As is common among hunter-gatherer groups, men tend to do the hunting and fishing while women care for the children, maintain the home, and process the food that is hunted or gathered. The relatively limited supply of plants in relation to animals has exerted a strong influence on Inuit society. Since by far the largest part of the diet is produced by hunting and fishing, the emphasis on these male-dominated activities is strong. Hunting and fishing are also very dangerous occupations in which death and serious injury are common. The result is that women have traditionally outnumbered men in Inuit bands. In the past this ratio has led to higher rates of polygamy and even infanticide. The accumulation of numerous wives by some men has also sparked jealousy and violent rivalries among kin.
Both the San and the Inuit have had considerable exposure to the settled agricultural societies around them, and modern technology has influenced the way they live. For example, the Inuit today often use firearms to hunt in ways they could not have done several centuries ago. But one hunter-gatherer society that has still had only limited exposure to agricultural societies is the Awá people of the Brazilian rainforest. The known behaviors of the Awá thus provide scholars a picture of hunter-gatherer societies that may be closer to that of our distant ancestors.

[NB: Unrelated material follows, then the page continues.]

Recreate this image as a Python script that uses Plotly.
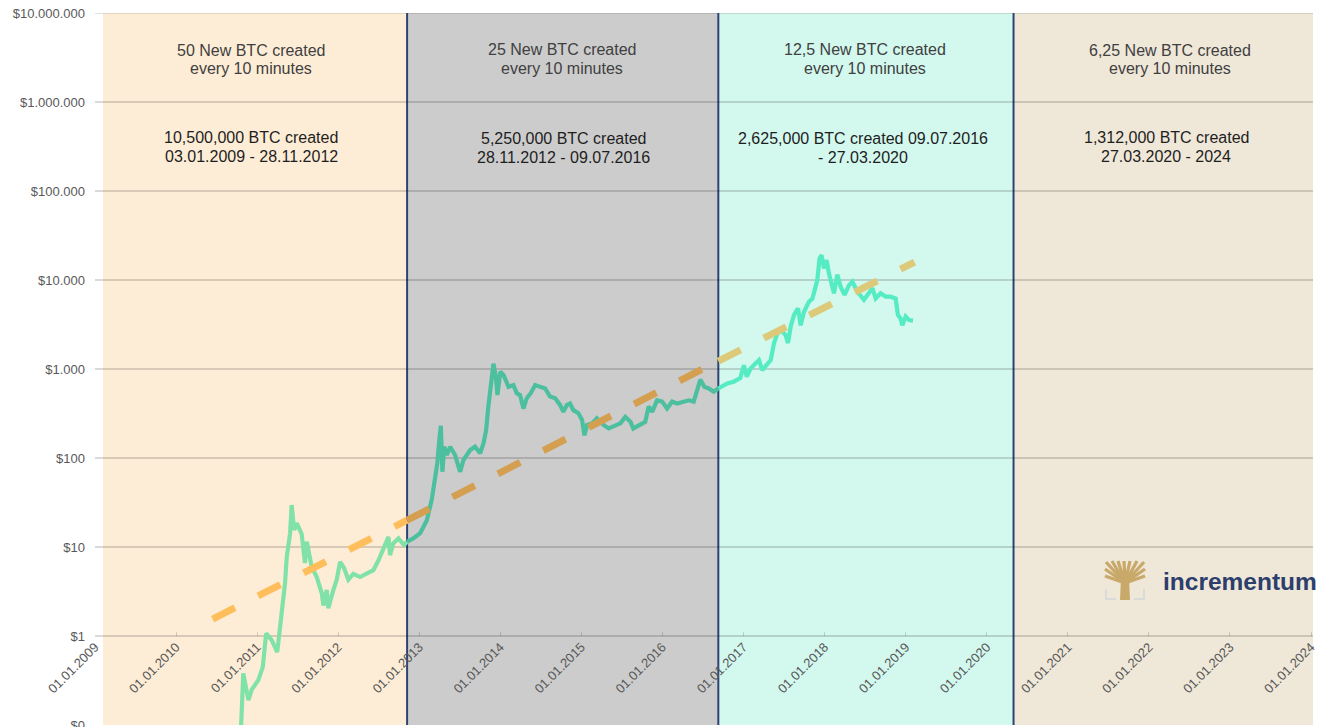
import plotly.graph_objects as go

# ---------------- data ----------------
# Bitcoin price (USD), split by halving era
era1_dates = ["2010-10-21", "2010-10-31", "2010-11-23", "2010-12-08", "2011-01-07", "2011-01-27",
              "2011-02-11", "2011-03-08", "2011-04-02", "2011-04-22", "2011-05-07", "2011-05-15",
              "2011-05-30", "2011-06-06", "2011-06-17", "2011-06-29", "2011-07-21", "2011-08-05",
              "2011-08-13", "2011-09-04", "2011-09-27", "2011-10-20", "2011-10-27", "2011-11-11",
              "2011-11-18", "2011-12-11", "2011-12-26", "2012-01-10", "2012-01-28", "2012-02-16",
              "2012-03-10", "2012-04-09", "2012-05-09", "2012-06-08", "2012-07-01", "2012-07-23",
              "2012-08-15", "2012-08-22", "2012-09-06", "2012-09-29", "2012-10-24", "2012-11-07"]
era1_prices = [0.095, 0.38, 0.19, 0.25, 0.32, 0.45,
               1.07, 0.9, 0.66, 1.8, 3.9, 7.8,
               14.3, 29.6, 15.5, 18.5, 14, 6.6,
               11.5, 6, 4.6, 3, 2.2, 3.3,
               2.05, 3.3, 4.3, 6.8, 5.8, 4.3,
               5.0, 4.6, 5.0, 5.5, 7.1, 9.3,
               13, 8.1, 11, 12.5, 10.5, 11.5]

era2_dates = ["2012-11-07", "2012-12-05", "2013-01-05", "2013-02-04", "2013-02-26", "2013-03-13",
              "2013-03-23", "2013-04-01", "2013-04-08", "2013-04-15", "2013-04-23", "2013-05-05",
              "2013-05-20", "2013-06-11", "2013-07-04", "2013-07-19", "2013-08-18", "2013-09-09",
              "2013-10-02", "2013-10-17", "2013-10-29", "2013-11-08", "2013-11-19", "2013-12-01",
              "2013-12-12", "2013-12-19", "2014-01-01", "2014-01-16", "2014-02-07", "2014-03-01",
              "2014-03-16", "2014-03-31", "2014-04-15", "2014-04-30", "2014-05-18", "2014-06-07",
              "2014-06-29", "2014-07-22", "2014-08-13", "2014-09-05", "2014-09-27", "2014-10-12",
              "2014-10-28", "2014-11-11", "2014-11-26", "2014-12-19", "2015-01-04", "2015-01-15",
              "2015-01-27", "2015-02-18", "2015-03-12", "2015-04-11", "2015-05-04", "2015-05-27",
              "2015-06-26", "2015-07-18", "2015-08-10", "2015-08-23", "2015-09-16", "2015-10-16",
              "2015-10-31", "2015-11-16", "2015-12-08", "2015-12-31", "2016-01-22", "2016-02-14",
              "2016-03-07", "2016-04-06", "2016-04-29", "2016-05-21", "2016-06-05", "2016-06-20",
              "2016-07-08", "2016-07-28", "2016-08-19", "2016-09-09"]
era2_prices = [11.5, 12.5, 14.3, 20, 34, 56,
               87, 160, 230, 70, 134, 108,
               134, 108, 70, 95, 123, 134,
               113, 146, 205, 380, 690, 1150,
               815, 510, 930, 855, 630, 660,
               535, 510, 360, 470, 535, 660,
               630, 605, 490, 470, 395, 330,
               395, 410, 345, 318, 268, 180,
               235, 245, 280, 235, 215, 225,
               245, 290, 255, 215, 235, 255,
               380, 330, 445, 430, 360, 430,
               410, 430, 445, 430, 580, 760,
               630, 605, 555, 605]

era3_dates = ["2016-09-09", "2016-10-19", "2016-11-17", "2016-12-17", "2017-01-02", "2017-01-15",
              "2017-02-02", "2017-02-24", "2017-03-11", "2017-03-26", "2017-04-18", "2017-05-03",
              "2017-05-18", "2017-06-02", "2017-06-17", "2017-07-09", "2017-07-20", "2017-08-01",
              "2017-08-16", "2017-09-03", "2017-09-15", "2017-09-30", "2017-10-22", "2017-11-07",
              "2017-11-17", "2017-11-29", "2017-12-09", "2017-12-18", "2017-12-29", "2018-01-10",
              "2018-01-20", "2018-02-02", "2018-02-12", "2018-02-27", "2018-03-14", "2018-04-01",
              "2018-04-20", "2018-05-06", "2018-05-28", "2018-06-27", "2018-07-20", "2018-08-04",
              "2018-08-19", "2018-09-10", "2018-10-03", "2018-10-25", "2018-11-17", "2018-11-27",
              "2018-12-09", "2018-12-17", "2019-01-01", "2019-01-16", "2019-02-03"]
era3_prices = [605, 690, 720, 790, 1100, 820,
               1020, 1150, 1260, 970, 1150, 1260,
               1960, 2500, 2750, 2400, 1960, 3000,
               4050, 4800, 3100, 4400, 5700, 6200,
               7700, 10000, 17500, 19000, 13500, 16700,
               12000, 8400, 7100, 11500, 8400, 6800,
               8700, 9600, 7400, 6000, 7100, 8100,
               6200, 7100, 6500, 6500, 6200, 4050,
               3700, 3100, 3900, 3550, 3500]

# log-linear trend line, read at its ends and at the era boundaries
trend_dates = ["2010-06-15", "2012-11-07", "2016-09-09", "2019-02-10"]
trend_values = [1.55, 20, 1230, 15900]

# halving eras (shaded background bands)
era_bounds = ["2009-02-06", "2012-11-07", "2016-09-09", "2020-05-01", "2024-01-10"]
era_reward_text = [["50 New BTC created", "every 10 minutes"],
                   ["25 New BTC created", "every 10 minutes"],
                   ["12,5 New BTC created", "every 10 minutes"],
                   ["6,25 New BTC created", "every 10 minutes"]]
era_supply_text = [["10,500,000 BTC created", "03.01.2009 - 28.11.2012"],
                   ["5,250,000 BTC created", "28.11.2012 - 09.07.2016"],
                   ["2,625,000 BTC created 09.07.2016", "- 27.03.2020"],
                   ["1,312,000 BTC created", "27.03.2020 - 2024"]]

y_tickvals = [0.1, 1, 10, 100, 1000, 10000, 100000, 1000000, 10000000]
y_ticktext = ["$0", "$1", "$10", "$100", "$1.000", "$10.000", "$100.000",
              "$1.000.000", "$10.000.000"]

# ---------------- styling ----------------
W, H = 1332, 727
OFF = 8  # page body margin of the html document
# plot area in page pixels: x 95..1313, y 13..725
ML, MT = 95 - OFF, 13 - OFF
MR, MB = W - (1313 - OFF), H - (725 - OFF)
PW, PH = W - ML - MR, H - MT - MB
FONT = "Liberation Sans, Arial, sans-serif"

band_colors = ["#FEEDD6", "#CCCCCC", "#D3F8EE", "#EFE7D8"]
price_colors = ["#80E2A8", "#4CBF9F", "#55EBC3"]
trend_colors = ["#FFBE5C", "#D49F50", "#DCC97A"]
divider_color = "#2E4374"
grid_color = "rgba(0,0,0,0.15)"


def px(x):
    """page pixel x -> paper fraction"""
    return (x - OFF - ML) / PW


def py(y):
    """page pixel y -> paper fraction"""
    return (H - MB - (y - OFF)) / PH


fig = go.Figure()

# price line by era
for d, p, c in zip([era1_dates, era2_dates, era3_dates],
                   [era1_prices, era2_prices, era3_prices], price_colors):
    fig.add_trace(go.Scatter(x=d, y=p, mode="lines",
                             line=dict(color=c, width=4.2),
                             hoverinfo="skip", showlegend=False))

# dashed trend segments
for i, c in enumerate(trend_colors):
    fig.add_trace(go.Scatter(x=trend_dates[i:i + 2], y=trend_values[i:i + 2], mode="lines",
                             line=dict(color=c, width=7, dash="25px,26px"),
                             hoverinfo="skip", showlegend=False))

shapes = []
for i, c in enumerate(band_colors):
    shapes.append(dict(type="rect", xref="x", yref="paper",
                       x0=era_bounds[i], x1=era_bounds[i + 1], y0=0, y1=1,
                       fillcolor=c, line=dict(width=0), layer="below"))
# top grid line (at the very edge of the plot area)
shapes.append(dict(type="line", xref="paper", yref="y", x0=0, x1=1,
                   y0=y_tickvals[-1], y1=y_tickvals[-1],
                   line=dict(color=grid_color, width=1.5), layer="between"))
for b in era_bounds[1:4]:
    shapes.append(dict(type="line", xref="x", yref="paper", x0=b, x1=b, y0=0, y1=1,
                       line=dict(color=divider_color, width=2), layer="between"))


# logo icon (tree + brackets)
def path(points):
    return "M " + " L ".join(f"{px(a):.5f},{py(b):.5f}" for a, b in points)


gold = "#C8A96A"
trunk_top = (1125, 583)
for tx, ty in [(1106, 562), (1112, 561), (1118, 561), (1124, 561), (1130, 561),
               (1137, 561), (1144, 562), (1105, 569), (1145, 569), (1105, 576), (1145, 576)]:
    shapes.append(dict(type="path", xref="paper", yref="paper",
                       path=path([trunk_top, (tx, ty)]),
                       line=dict(color=gold, width=3.2), layer="above"))
shapes.append(dict(type="path", xref="paper", yref="paper",
                   path=path([(1120, 600), (1121, 578), (1129, 578), (1130, 600)]) + " Z",
                   fillcolor=gold, line=dict(width=0), layer="above"))
shapes.append(dict(type="path", xref="paper", yref="paper",
                   path=path([(1106, 589), (1106, 599), (1116, 599)]),
                   line=dict(color="#DADADA", width=2), layer="above"))
shapes.append(dict(type="path", xref="paper", yref="paper",
                   path=path([(1144, 589), (1144, 599), (1134, 599)]),
                   line=dict(color="#DADADA", width=2), layer="above"))

annotations = []
reward_x = [251, 562, 865, 1170]
supply_x = [251, 563, 863, 1166]
reward_y = [(50, 68), (49, 68), (49, 68), (51, 69)]
supply_y = [(137.5, 156), (138, 157), (138, 157), (137.5, 156)]
for i in range(4):
    for line_txt, yy in zip(era_reward_text[i], reward_y[i]):
        annotations.append(dict(x=px(reward_x[i]), y=py(yy), xref="paper", yref="paper",
                                text=line_txt, showarrow=False, xanchor="center",
                                yanchor="middle",
                                font=dict(family=FONT, size=16, color="#404040")))
    for line_txt, yy in zip(era_supply_text[i], supply_y[i]):
        annotations.append(dict(x=px(supply_x[i]), y=py(yy), xref="paper", yref="paper",
                                text=line_txt, showarrow=False, xanchor="center",
                                yanchor="middle",
                                font=dict(family=FONT, size=16, color="#1E1E1E")))
annotations.append(dict(x=px(1240), y=py(581), xref="paper", yref="paper",
                        text="<b>incrementum</b>", showarrow=False, xanchor="center",
                        yanchor="middle",
                        font=dict(family=FONT, size=24.5, color="#2C3E6B")))

fig.update_layout(
    width=W, height=H,
    margin=dict(l=ML, r=MR, t=MT, b=MB, autoexpand=False),
    paper_bgcolor="white", plot_bgcolor="white",
    showlegend=False,
    shapes=shapes,
    annotations=annotations,
    xaxis=dict(type="date", range=["2009-01-01", "2024-01-10"],
               tickformat="%d.%m.%Y", dtick="M12", tick0="2009-01-01",
               tickangle=-45, showgrid=False, zeroline=False, showline=False,
               anchor="free", position=py(636), automargin=False,
               ticks="inside", ticklen=4, tickwidth=1, tickcolor="rgba(0,0,0,0.15)",
               tickfont=dict(family=FONT, size=13, color="#595959")),
    yaxis=dict(type="log", range=[-1.0002, 7.0008], tickvals=y_tickvals, ticktext=y_ticktext,
               showgrid=True, gridcolor=grid_color, gridwidth=1.5,
               zeroline=False, showline=False, ticks="", ticklabelstandoff=9,
               automargin=False, ticklabeloverflow="allow",
               tickfont=dict(family=FONT, size=13, color="#595959")),
)

fig.write_html("out.html")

Unlike the San and the Inuit, who live in environments where many resources are scarce, the Awá inhabit a very plentiful and lush environment. There are relatively few of them, only about three hundred and fifty, and their semi-nomadic hunter-gatherer lifestyle is not a vestige of ancient practices. Rather, it is believed that as recently as the nineteenth century CE they abandoned previously settled communities and moved deep into the Amazon River basin to live as they currently do. Despite their relatively late adoption of this lifestyle, the Awá display many of the societal characteristics common among other hunter-gatherer groups. They are highly egalitarian. They own relatively few material objects. They live in small groups of up to thirty. And they survive by hunting animals and gathering edible plants from the surrounding environment. A traditional and highly valued gathered plant is the fruit of the babassu palm. In addition to relying on this oily and protein-rich fruit, Awá groups also survive on the abundant fish in the wet rainforest and hunt numerous other animals using bows and arrows.

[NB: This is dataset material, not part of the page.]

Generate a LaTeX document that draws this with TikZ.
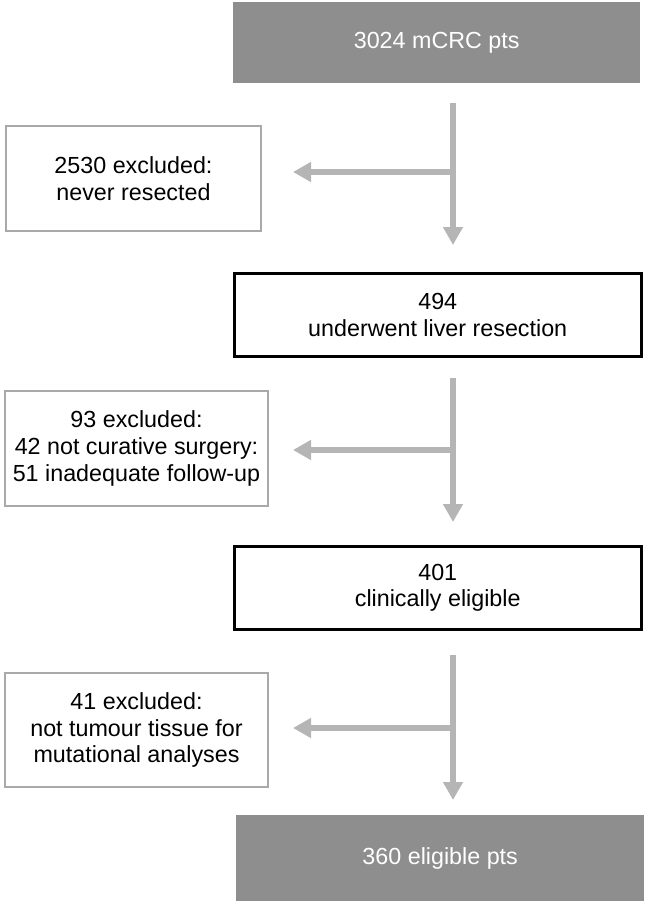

The different environments in which the world’s remaining hunter-gatherers live have inspired very different understandings of the supernatural. The Inuit have a rich mythology that includes stories of fantastic hunts and incredible creatures that inhabit the world. The northern lights, a natural celestial display common in very high latitudes, is seen as a feature of the supernatural that can be both comforting and terrifying.
Many San religious beliefs revolve around a sometimes helpful and sometimes foolish being called Kaggen. Kaggen can take the form of numerous animals, including certain insects. The San also practice numerous types of rituals for important life events, such as a young boy’s first kill and marriage. They recognize certain members of their group as shamans with a special connection to the supernatural world.
The Awá perform unique religious ceremonies during special times, such as evenings with a full moon. They also practice rituals that take them to a spirit world where they can request special intervention on Earth.